Sainsbury’s completed a 1.4 billion pound ($1.74 billion) takeover of Argos and Habitat owner Home Retail early last month, looking to accelerate growth with the creation of Britain’s largest general merchandise retail business and a vastly expanded online offering.
“Over time we’d envisage that there won’t be a single Sainsbury’s -- with the exception of some very small convenience shops -- where you won’t either be able to see an Argos concession or be able to ‘click & collect’ items within four hours (of ordering),” CEO Mike Coupe told reporters.
The purchase of Home Retail means Sainsbury’s now sells more than 90,000 non-food products, trading from about 2,000 UK stores.
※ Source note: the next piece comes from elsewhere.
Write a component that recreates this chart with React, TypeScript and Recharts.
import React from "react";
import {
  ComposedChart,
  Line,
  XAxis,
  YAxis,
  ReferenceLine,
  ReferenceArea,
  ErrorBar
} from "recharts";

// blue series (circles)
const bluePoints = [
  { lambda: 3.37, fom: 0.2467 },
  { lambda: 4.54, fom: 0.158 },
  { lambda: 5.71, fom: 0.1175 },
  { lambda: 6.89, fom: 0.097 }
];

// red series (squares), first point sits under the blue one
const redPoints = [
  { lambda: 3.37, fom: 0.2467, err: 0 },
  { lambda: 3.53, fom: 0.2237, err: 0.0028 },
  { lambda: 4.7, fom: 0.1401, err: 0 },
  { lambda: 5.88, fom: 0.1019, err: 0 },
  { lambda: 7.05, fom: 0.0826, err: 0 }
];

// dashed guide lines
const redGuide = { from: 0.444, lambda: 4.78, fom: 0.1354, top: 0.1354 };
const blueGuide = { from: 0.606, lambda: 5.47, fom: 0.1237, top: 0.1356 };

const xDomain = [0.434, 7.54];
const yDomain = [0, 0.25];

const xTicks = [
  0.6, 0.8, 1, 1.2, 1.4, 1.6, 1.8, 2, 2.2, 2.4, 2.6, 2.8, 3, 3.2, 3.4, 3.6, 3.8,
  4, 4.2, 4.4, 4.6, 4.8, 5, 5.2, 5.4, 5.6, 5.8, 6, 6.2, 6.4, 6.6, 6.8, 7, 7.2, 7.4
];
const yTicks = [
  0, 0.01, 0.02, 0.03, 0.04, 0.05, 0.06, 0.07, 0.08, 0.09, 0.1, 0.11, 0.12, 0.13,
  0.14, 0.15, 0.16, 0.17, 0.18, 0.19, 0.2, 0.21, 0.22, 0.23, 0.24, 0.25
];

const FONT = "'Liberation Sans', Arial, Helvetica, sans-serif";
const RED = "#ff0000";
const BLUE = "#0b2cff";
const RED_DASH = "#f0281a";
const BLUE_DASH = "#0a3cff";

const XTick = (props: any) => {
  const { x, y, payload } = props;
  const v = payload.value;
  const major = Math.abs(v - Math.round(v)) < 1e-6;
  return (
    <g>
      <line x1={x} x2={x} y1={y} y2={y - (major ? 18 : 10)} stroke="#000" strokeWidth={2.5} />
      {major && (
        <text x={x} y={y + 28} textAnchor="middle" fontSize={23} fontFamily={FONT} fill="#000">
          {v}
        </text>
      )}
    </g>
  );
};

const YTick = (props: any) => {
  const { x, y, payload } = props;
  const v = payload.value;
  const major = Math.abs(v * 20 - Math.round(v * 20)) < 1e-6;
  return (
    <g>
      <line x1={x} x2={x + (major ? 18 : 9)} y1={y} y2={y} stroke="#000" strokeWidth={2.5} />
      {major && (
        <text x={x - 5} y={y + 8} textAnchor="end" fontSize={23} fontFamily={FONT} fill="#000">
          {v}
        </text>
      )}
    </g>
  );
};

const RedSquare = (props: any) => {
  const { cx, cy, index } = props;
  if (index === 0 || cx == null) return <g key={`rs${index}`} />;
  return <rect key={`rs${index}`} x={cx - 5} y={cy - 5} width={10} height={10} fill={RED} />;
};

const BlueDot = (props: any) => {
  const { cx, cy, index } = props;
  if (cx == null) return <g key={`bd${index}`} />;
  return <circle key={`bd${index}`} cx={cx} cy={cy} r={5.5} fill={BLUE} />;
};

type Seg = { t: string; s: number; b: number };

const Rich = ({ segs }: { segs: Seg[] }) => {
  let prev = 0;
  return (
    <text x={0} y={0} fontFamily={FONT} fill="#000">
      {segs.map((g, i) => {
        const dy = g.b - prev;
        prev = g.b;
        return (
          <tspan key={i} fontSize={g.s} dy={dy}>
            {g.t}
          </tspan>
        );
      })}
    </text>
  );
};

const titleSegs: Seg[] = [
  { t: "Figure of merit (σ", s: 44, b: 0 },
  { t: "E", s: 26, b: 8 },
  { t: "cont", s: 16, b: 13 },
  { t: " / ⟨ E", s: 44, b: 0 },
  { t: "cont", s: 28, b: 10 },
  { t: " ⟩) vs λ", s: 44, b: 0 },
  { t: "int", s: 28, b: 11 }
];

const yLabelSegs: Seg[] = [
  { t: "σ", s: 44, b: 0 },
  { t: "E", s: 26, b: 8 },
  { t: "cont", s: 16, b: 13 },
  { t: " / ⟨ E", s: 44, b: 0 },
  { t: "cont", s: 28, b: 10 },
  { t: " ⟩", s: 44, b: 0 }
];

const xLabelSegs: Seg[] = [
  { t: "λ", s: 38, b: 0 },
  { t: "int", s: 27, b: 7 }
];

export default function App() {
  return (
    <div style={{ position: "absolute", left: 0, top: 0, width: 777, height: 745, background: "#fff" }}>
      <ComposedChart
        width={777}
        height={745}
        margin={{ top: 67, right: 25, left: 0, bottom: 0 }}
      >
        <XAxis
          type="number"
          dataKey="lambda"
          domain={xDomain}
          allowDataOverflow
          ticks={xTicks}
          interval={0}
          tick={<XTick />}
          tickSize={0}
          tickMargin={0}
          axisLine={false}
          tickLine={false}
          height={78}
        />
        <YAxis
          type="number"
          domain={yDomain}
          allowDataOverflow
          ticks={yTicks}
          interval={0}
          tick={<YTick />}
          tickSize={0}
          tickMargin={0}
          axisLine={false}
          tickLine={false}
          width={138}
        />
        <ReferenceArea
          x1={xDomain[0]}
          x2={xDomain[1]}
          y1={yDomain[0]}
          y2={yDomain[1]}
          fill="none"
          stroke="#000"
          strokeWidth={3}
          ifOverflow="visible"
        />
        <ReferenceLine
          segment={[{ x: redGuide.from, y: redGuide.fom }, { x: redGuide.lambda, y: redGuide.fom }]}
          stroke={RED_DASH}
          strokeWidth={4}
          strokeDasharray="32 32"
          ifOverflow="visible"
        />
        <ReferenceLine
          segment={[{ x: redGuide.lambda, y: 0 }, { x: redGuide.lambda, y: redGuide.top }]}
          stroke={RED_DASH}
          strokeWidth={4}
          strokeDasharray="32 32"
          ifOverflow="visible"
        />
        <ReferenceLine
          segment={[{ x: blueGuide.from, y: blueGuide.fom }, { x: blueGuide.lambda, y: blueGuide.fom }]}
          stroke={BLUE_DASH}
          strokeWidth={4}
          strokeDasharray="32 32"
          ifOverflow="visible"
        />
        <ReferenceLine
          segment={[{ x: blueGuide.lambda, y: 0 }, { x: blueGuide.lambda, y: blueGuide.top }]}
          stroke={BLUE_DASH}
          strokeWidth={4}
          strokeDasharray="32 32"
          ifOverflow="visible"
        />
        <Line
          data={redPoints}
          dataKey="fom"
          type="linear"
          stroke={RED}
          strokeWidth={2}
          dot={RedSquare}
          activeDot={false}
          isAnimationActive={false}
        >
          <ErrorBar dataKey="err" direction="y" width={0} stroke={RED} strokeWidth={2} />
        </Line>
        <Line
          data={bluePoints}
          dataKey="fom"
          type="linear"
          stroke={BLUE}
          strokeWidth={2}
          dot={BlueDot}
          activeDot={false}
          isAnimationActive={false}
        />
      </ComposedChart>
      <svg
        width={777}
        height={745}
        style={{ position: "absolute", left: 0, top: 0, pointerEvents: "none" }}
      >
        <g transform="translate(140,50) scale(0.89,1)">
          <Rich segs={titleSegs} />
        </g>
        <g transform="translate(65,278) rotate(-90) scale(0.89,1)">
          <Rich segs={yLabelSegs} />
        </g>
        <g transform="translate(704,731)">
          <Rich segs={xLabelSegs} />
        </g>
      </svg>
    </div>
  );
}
These comprise 601 supermarkets, 782 convenience stores, 739 Argos stores including concessions, plus three Habitat stores.
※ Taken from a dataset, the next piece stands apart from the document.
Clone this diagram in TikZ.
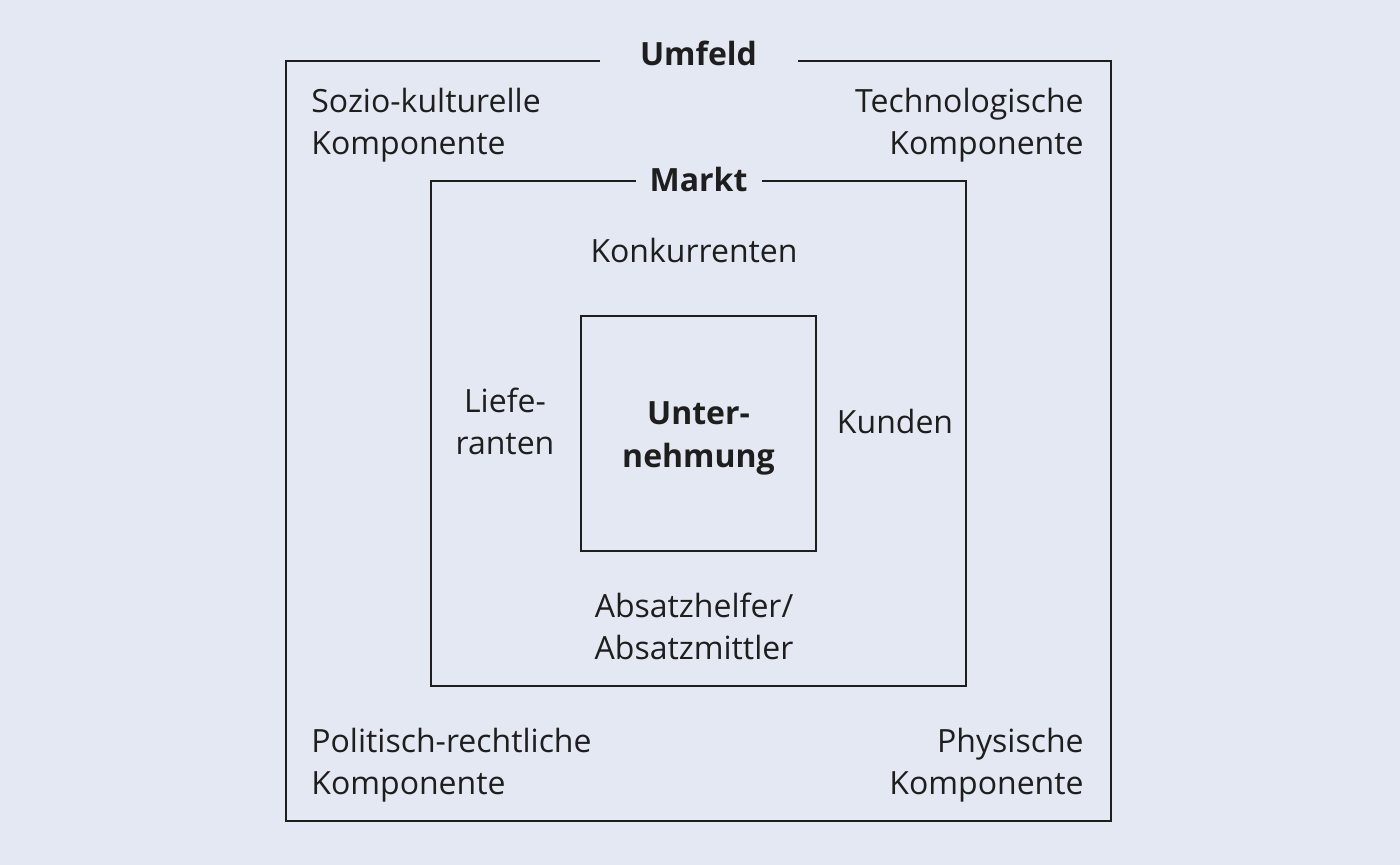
\documentclass[tikz,border=0pt]{standalone}
\usepackage{fontspec}
\setmainfont{Open Sans}
\usetikzlibrary{positioning}
\definecolor{bgblue}{HTML}{E4E8F2}
\definecolor{inkgray}{HTML}{1E1E1E}
\begin{document}
\begin{tikzpicture}[x=0.5pt,y=-0.5pt]
\tikzset{font=\fontsize{16}{21}\selectfont}
\tikzset{frame/.style={draw=inkgray, line width=1pt, inner sep=0pt}}
\tikzset{txt/.style={inner sep=0pt, text=inkgray, align=center}}
\tikzset{heading/.style={txt, fill=bgblue, font=\fontsize{16}{21}\selectfont\bfseries}}
\fill[bgblue] (0,0) rectangle (1400,865);
\useasboundingbox (0,0) rectangle (1400,865);
% the three frames
\node[frame, minimum width=412.5pt, minimum height=380pt] (umfeld) at (698.5,441) {};
\node[frame, minimum width=267.5pt, minimum height=252.5pt] (markt) at (698.5,433.5) {};
\node[frame, minimum size=117.5pt] (unternehmung) at (698.5,433.5) {};
\node[txt, font=\fontsize{16}{21.5}\selectfont\bfseries] (unternehmungtxt) at ([yshift=-2.25pt]unternehmung.center) {Unter-\\nehmung};
% headings cutting the frame lines
\node[heading, minimum width=99pt, minimum height=16pt] (umfeldtitle) at ([yshift=3.5pt]umfeld.north) {Umfeld};
\node[heading, minimum width=63pt, minimum height=16pt] (markttitle) at (markt.north) {Markt};
% Umfeld components
\node[txt, align=left, anchor=west] (sozio) at (311,125) {Sozio-kulturelle\\Komponente};
\node[txt, align=right, anchor=east] (techno) at (1084,125) {Technologische\\Komponente};
\node[txt, align=left, anchor=west] (politisch) at (311,765) {Politisch-rechtliche\\Komponente};
\node[txt, align=right, anchor=east] (physisch) at (1084,765) {Physische\\Komponente};
% Markt parts
\node[txt] (konkurrenten) at (694,251) {Konkurrenten};
\node[txt] (lieferanten) at (505,421) {Liefe-\\ranten};
\node[txt] (kunden) at (895,421) {Kunden};
\node[txt] (absatz) at (694,626) {Absatzhelfer/\\Absatzmittler};
\end{tikzpicture}
\end{document}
The group plans to have about 30 Argos digital concessions in Sainsbury’s stores by Christmas and three Habitat concessions.
Part of the company’s plan involves relocating existing standalone Argos stores to the Sainsbury’s supermarket network, though Coupe declined to say how many Argos stores will close.
Coupe was speaking at the new Nine Elms Sainsbury’s in south west London -- the first supermarket to have both Argos and Habitat concessions.
“First and foremost we’re a food retailer and this (store) brings together many of the ideas we have to develop our food business,” said Coupe, highlighting newly designed fish, fresh meat and delicatessen counters among the changes.
“But it also shows how the Argos and Habitat brand can work in the supermarket environment,” he added.
Sainsbury’s shares are down 10 percent this year and some investors have expressed concern that the Home Retail takeover unwisely increases the company’s exposure to the threat of Amazon and to higher import costs after the Brexit-driven slump in the value of the British pound.
Some also view the integration of the businesses as a significant management distraction.
Coupe, however, is bullish on the merged group’s prospects.
“Although we have created a very large non-food business, we have plenty of upside opportunity because our market share of non-food is still relatively small,” he said.
“We think the acquisition helps secure our future.”
Last month Sainsbury’s reported a drop in underlying sales for the second straight quarter, driven by price deflation, though it said it was confident of outperforming major rivals.